**** Stored data

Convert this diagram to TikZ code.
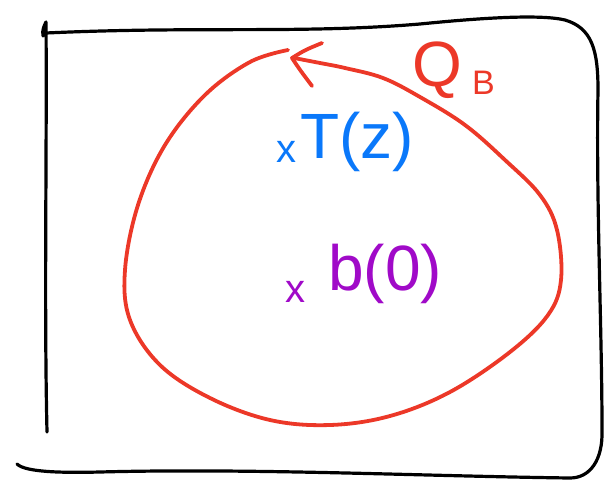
\documentclass[tikz,border=0pt]{standalone}
\usepackage{fontspec}
\setmainfont{Liberation Sans}
\definecolor{penred}{RGB}{236,56,40}
\definecolor{penblue}{RGB}{10,120,250}
\definecolor{penpurple}{RGB}{160,10,200}
\tikzset{
  frame/.style={line width=3.2pt, black, line cap=round, line join=round},
  loop/.style={line width=3.8pt, penred, line cap=round, line join=round},
  lbl/.style={inner sep=0pt, anchor=base west},
}
\begin{document}
\begin{tikzpicture}[x=1pt,y=-1pt]
\useasboundingbox (0,0) rectangle (605,493);
% frame
\draw[frame] (43,36) .. controls (42,30) and (44,26) .. (46,22)
  .. controls (47,150) and (44,300) .. (47,432);
\draw[frame] (46,33) .. controls (200,26) and (300,34) .. (420,24)
  .. controls (480,18) and (540,14) .. (565,20)
  .. controls (592,28) and (598,50) .. (598,90)
  .. controls (596,200) and (602,330) .. (602,430)
  .. controls (603,460) and (590,478) .. (570,478)
  .. controls (420,476) and (250,468) .. (100,472)
  .. controls (60,473) and (25,472) .. (17,464);
% red loop
\draw[loop] plot[smooth, tension=0.6] coordinates {
  (288,50) (250,62) (205,95) (165,145) (138,205) (125,270) (130,320) (160,365)
  (210,398) (270,420) (330,425) (390,416) (450,392) (510,352) (548,315)
  (561,280) (557,230) (540,195) (505,160) (465,125) (420,97) (383,78)
  (345,68) (320,63) (294,58)};
\coordinate (tip) at (292,58);
\coordinate (barbA) at (322,43);
\coordinate (barbB) at (312,86);
\draw[loop] (barbA) .. controls (305,50) .. (tip) .. controls (300,70) .. (barbB);
% labels
\node[lbl, penred, font=\fontsize{64}{64}\selectfont] (Q) at (412,86) {Q};
\node[lbl, penred, font=\fontsize{34}{34}\selectfont] (B) at (472,94) {B};
\node[lbl, penblue, font=\fontsize{40}{40}\selectfont] (xT) at (276,162) {x};
\node[lbl, penblue, font=\fontsize{64}{64}\selectfont] (T) at (300,158) {T(z)};
\node[lbl, penpurple, font=\fontsize{40}{40}\selectfont] (xb) at (285,302) {x};
\node[lbl, penpurple, font=\fontsize{64}{64}\selectfont] (b) at (328,290) {b(0)};
\end{tikzpicture}
\end{document}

********

> What is expected
All the lines above are to be given again exactly as they read, with the pictures removed.

> Exercise result
Convert this diagram to TikZ code.
\documentclass[tikz,border=0pt]{standalone}
\usepackage{fontspec}
\setmainfont{Liberation Sans}
\definecolor{penred}{RGB}{236,56,40}
\definecolor{penblue}{RGB}{10,120,250}
\definecolor{penpurple}{RGB}{160,10,200}
\tikzset{
  frame/.style={line width=3.2pt, black, line cap=round, line join=round},
  loop/.style={line width=3.8pt, penred, line cap=round, line join=round},
  lbl/.style={inner sep=0pt, anchor=base west},
}
\begin{document}
\begin{tikzpicture}[x=1pt,y=-1pt]
\useasboundingbox (0,0) rectangle (605,493);
% frame
\draw[frame] (43,36) .. controls (42,30) and (44,26) .. (46,22)
  .. controls (47,150) and (44,300) .. (47,432);
\draw[frame] (46,33) .. controls (200,26) and (300,34) .. (420,24)
  .. controls (480,18) and (540,14) .. (565,20)
  .. controls (592,28) and (598,50) .. (598,90)
  .. controls (596,200) and (602,330) .. (602,430)
  .. controls (603,460) and (590,478) .. (570,478)
  .. controls (420,476) and (250,468) .. (100,472)
  .. controls (60,473) and (25,472) .. (17,464);
% red loop
\draw[loop] plot[smooth, tension=0.6] coordinates {
  (288,50) (250,62) (205,95) (165,145) (138,205) (125,270) (130,320) (160,365)
  (210,398) (270,420) (330,425) (390,416) (450,392) (510,352) (548,315)
  (561,280) (557,230) (540,195) (505,160) (465,125) (420,97) (383,78)
  (345,68) (320,63) (294,58)};
\coordinate (tip) at (292,58);
\coordinate (barbA) at (322,43);
\coordinate (barbB) at (312,86);
\draw[loop] (barbA) .. controls (305,50) .. (tip) .. controls (300,70) .. (barbB);
% labels
\node[lbl, penred, font=\fontsize{64}{64}\selectfont] (Q) at (412,86) {Q};
\node[lbl, penred, font=\fontsize{34}{34}\selectfont] (B) at (472,94) {B};
\node[lbl, penblue, font=\fontsize{40}{40}\selectfont] (xT) at (276,162) {x};
\node[lbl, penblue, font=\fontsize{64}{64}\selectfont] (T) at (300,158) {T(z)};
\node[lbl, penpurple, font=\fontsize{40}{40}\selectfont] (xb) at (285,302) {x};
\node[lbl, penpurple, font=\fontsize{64}{64}\selectfont] (b) at (328,290) {b(0)};
\end{tikzpicture}
\end{document}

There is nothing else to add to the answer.